O capitalismo é, assim, e voltando novamente a Samuel Weber, uma “reacção secular a um problema que foi posto primeiro num contexto teológico. O tempo tem duas dimensões: a da autorrealização (self-fulfillement) e a da perda, a do caminho para a morte.” (idem, ibidem) Num certo sentido “a acumulação de riqueza sem limites suscita uma resposta defensiva ao medo de que o tempo caminhe para a destruição do indivíduo e não para a autorrealização.” (idem, ibidem)
As teorias de Walter Benjamin, de Max Weber e de Karl Marx sobre o capitalismo distinguem-se ainda na forma como olham para o dinheiro em si e para os processos de criação de riqueza. Para Walter Benjamin ela vem sobretudo do juro (do dinheiro, portanto) mais do que do trabalho; enquanto este é, para Marx, o factor decisivo na criação dessa mesma riqueza. Já Weber, no espírito da ética protestante, concilia de certa forma as duas visões, pois afirma que o trabalho também dignifica o indivíduo. Na opinião de Samuel Weber “A modernidade europeia, ocidental, é o resultado destas duas coisas: por um lado, a esperança de uma graça individual que nasceu com Jesus; por outro, a desconfiança em relação à via universalista.” (à ideia de que todo o indivíduo é salvável se for à missa, se confessar os pecados, etc.). (idem, ibidem)
Quanto à criação de riqueza através da especulação financeira, marca indelével da nossa época, é óbvio que algo se descontrolou e o monstro se tornou maior que o seu criador, o que originou o colapso que todos conhecemos e abriu uma crise financeira e económica sem precedentes que, para Samuel Weber, ultrapassa, e muito, a simples “razão económica”. Segundo este pensador, “os antecedentes desta crise são muito mais culturais, históricos e mesmo tecnológicos. Para a compreendermos, é importante termos uma perspectiva que coloca também questões psicológicas, além das culturais e teológicas...” (idem, ibidem).

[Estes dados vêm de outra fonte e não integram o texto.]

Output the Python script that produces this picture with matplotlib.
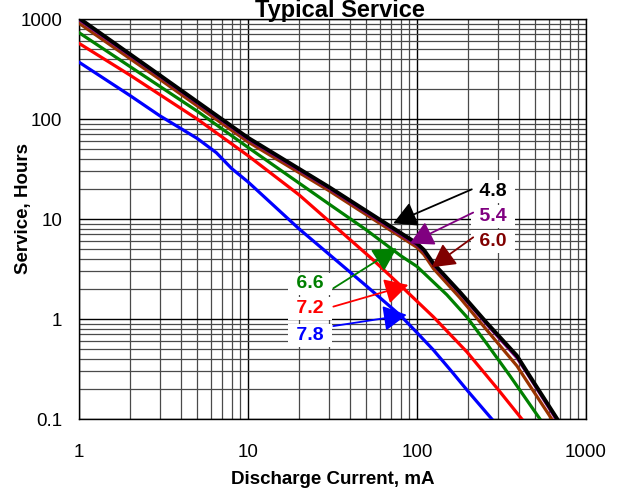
import matplotlib
matplotlib.use("Agg")
import matplotlib.pyplot as plt
from matplotlib.ticker import LogLocator, FixedLocator, FixedFormatter, NullFormatter

plt.rcParams['font.family'] = ['Liberation Sans', 'DejaVu Sans']

# ---- data ----
x_48 = [1, 3, 10, 30, 100, 110, 125, 180, 258, 390, 446, 676]
y_48 = [1020, 275, 65, 21, 5.7, 4.9, 3.6, 1.85, 0.92, 0.43, 0.30, 0.1]

x_54 = [1, 3, 10, 30, 100, 110, 125, 180, 258, 390, 446, 665]
y_54 = [985, 268, 63, 20.4, 5.5, 4.75, 3.5, 1.8, 0.89, 0.41, 0.29, 0.1]

x_60 = [1, 3, 10, 30, 100, 110, 125, 180, 258, 390, 446, 627]
y_60 = [906, 250, 59, 19.3, 5.2, 4.4, 3.2, 1.62, 0.78, 0.34, 0.24, 0.1]

x_66 = [1, 2, 5, 10, 15.5, 30, 50, 80, 100, 150, 197, 258, 355, 534]
y_66 = [730, 335, 120, 52, 31, 14.2, 7.8, 4.3, 3.35, 1.75, 1.05, 0.57, 0.27, 0.1]

x_72 = [1, 2, 5, 10, 20, 55, 79, 125, 197, 300, 417]
y_72 = [571, 275, 100, 43, 17.5, 3.9, 2.2, 1.05, 0.47, 0.2, 0.1]

x_78 = [1, 2, 3, 5, 6.5, 8, 10, 20, 50, 80, 100, 125, 160, 200, 277]
y_78 = [370, 172, 108, 64, 46, 32, 23.5, 8.0, 2.15, 1.08, 0.73, 0.49, 0.30, 0.19, 0.1]

x_ticks = [1, 10, 100, 1000]
x_tick_labels = ["1", "10", "100", "1000"]
y_ticks = [0.1, 1, 10, 100, 1000]
y_tick_labels = ["0.1", "1", "10", "100", "1000"]

labels = ["4.8", "5.4", "6.0", "6.6", "7.2", "7.8"]
label_colors = ["#000000", "#800080", "#800000", "#008000", "#FF0000", "#0000FF"]
# label text positions (data coords)
label_x = [283, 283, 283, 23.3, 23.3, 23.3]
label_y = [18.75, 10.5, 5.93, 2.24, 1.28, 0.69]
# arrow start and tip positions (data coords)
arrow_start_x = [211, 215, 215, 32, 32, 32]
arrow_start_y = [19.8, 11.6, 6.56, 2.03, 1.33, 0.85]
arrow_tip_x = [72.4, 90.9, 122, 75.8, 88.8, 86.9]
arrow_tip_y = [9.06, 5.7, 3.29, 5.1, 2.19, 1.1]

# ---- figure ----
fig = plt.figure(figsize=(6.2, 4.9), dpi=100)
ax = fig.add_axes([79 / 620, 1 - 419 / 490, (586 - 79) / 620, (419 - 19) / 490])
ax.set_xscale('log')
ax.set_yscale('log')
ax.set_xlim(1, 1000)
ax.set_ylim(0.1, 1000)

# grid
ax.xaxis.set_minor_locator(LogLocator(base=10, subs=range(2, 10)))
ax.yaxis.set_minor_locator(LogLocator(base=10, subs=range(2, 10)))
ax.xaxis.set_minor_formatter(NullFormatter())
ax.yaxis.set_minor_formatter(NullFormatter())
ax.grid(True, which='major', color='black', linewidth=1.0)
ax.grid(True, which='minor', color='#4a4a4a', linewidth=0.9)
ax.set_axisbelow(True)

# curves
ax.plot(x_78, y_78, color='#0000FF', lw=2.3, zorder=3)
ax.plot(x_72, y_72, color='#FF0000', lw=2.3, zorder=3)
ax.plot(x_66, y_66, color='#008000', lw=2.3, zorder=3)
ax.plot(x_60, y_60, color='#993300', lw=2.3, zorder=3)
ax.plot(x_54, y_54, color='#800080', lw=2.3, zorder=3)
ax.plot(x_48, y_48, color='#000000', lw=2.8, zorder=4)

# ticks
ax.xaxis.set_major_locator(FixedLocator(x_ticks))
ax.xaxis.set_major_formatter(FixedFormatter(x_tick_labels))
ax.yaxis.set_major_locator(FixedLocator(y_ticks))
ax.yaxis.set_major_formatter(FixedFormatter(y_tick_labels))
ax.tick_params(axis='both', which='both', length=0)
ax.tick_params(axis='x', which='major', pad=18, labelsize=13.5)
ax.tick_params(axis='y', which='major', pad=12, labelsize=13.5)
for s in ax.spines.values():
    s.set_color('black')
    s.set_linewidth(1.0)

ax.set_xlabel("Discharge Current, mA", fontsize=13.5, fontweight='bold', labelpad=7)
ax.set_ylabel("Service, Hours", fontsize=13.5, fontweight='bold')
ax.yaxis.set_label_coords(-0.092, 0.526)

fig.text(340 / 620, 1 - 17 / 490, "Typical Service", ha='center', va='baseline',
         fontsize=17, fontweight='bold')

# annotations
for i in range(len(labels)):
    ax.annotate('', xy=(arrow_tip_x[i], arrow_tip_y[i]),
                xytext=(arrow_start_x[i], arrow_start_y[i]),
                arrowprops=dict(arrowstyle='-|>,head_length=0.55,head_width=0.3',
                                color=label_colors[i], lw=1.3,
                                mutation_scale=26, shrinkA=0, shrinkB=0),
                zorder=6)
    ax.text(label_x[i], label_y[i], " " + labels[i] + " ", color=label_colors[i],
            fontsize=14, fontweight='bold', ha='center', va='center', zorder=5,
            bbox=dict(facecolor='white', edgecolor='none', boxstyle='square,pad=0.15'))

fig.savefig("out.png", dpi=100)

A este propósito, Samuel Weber recorda até que “a palavra «crise», não devemos esquecer, está no centro da reflexão filosófica no século XX” e que a própria palavra em si “não é de modo algum do domínio económico”. De certa forma, “o dinheiro (...) poderá ser visto como uma maneira de estabelecer uma mediação entre essa expectativa de um certo destino imortal ligado à origem do mundo, no plano bíblico, e a força do dinheiro para compensar a mortalidade que o pecado instaurou.”
Embora por vias distintas, o dinheiro continua assim, nos dias que vivemos, a ser “um signo do ser eleito, um signo da graça” (tal como descreveu Max Weber) e, por isso, continua a alimentar “o modelo da especulação ilimitada do capitalismo” que, sendo teológico na sua base e na sua origem tem também “razões psicológicas e antropológicas” (idem, ibidem).
Ou seja, deixemo-nos de fantasias ingénuas e demagógicas: a verdade é que não será nada fácil alterar este satus quo, sobretudo quando estão em causa fundamentos tão complexos como estes.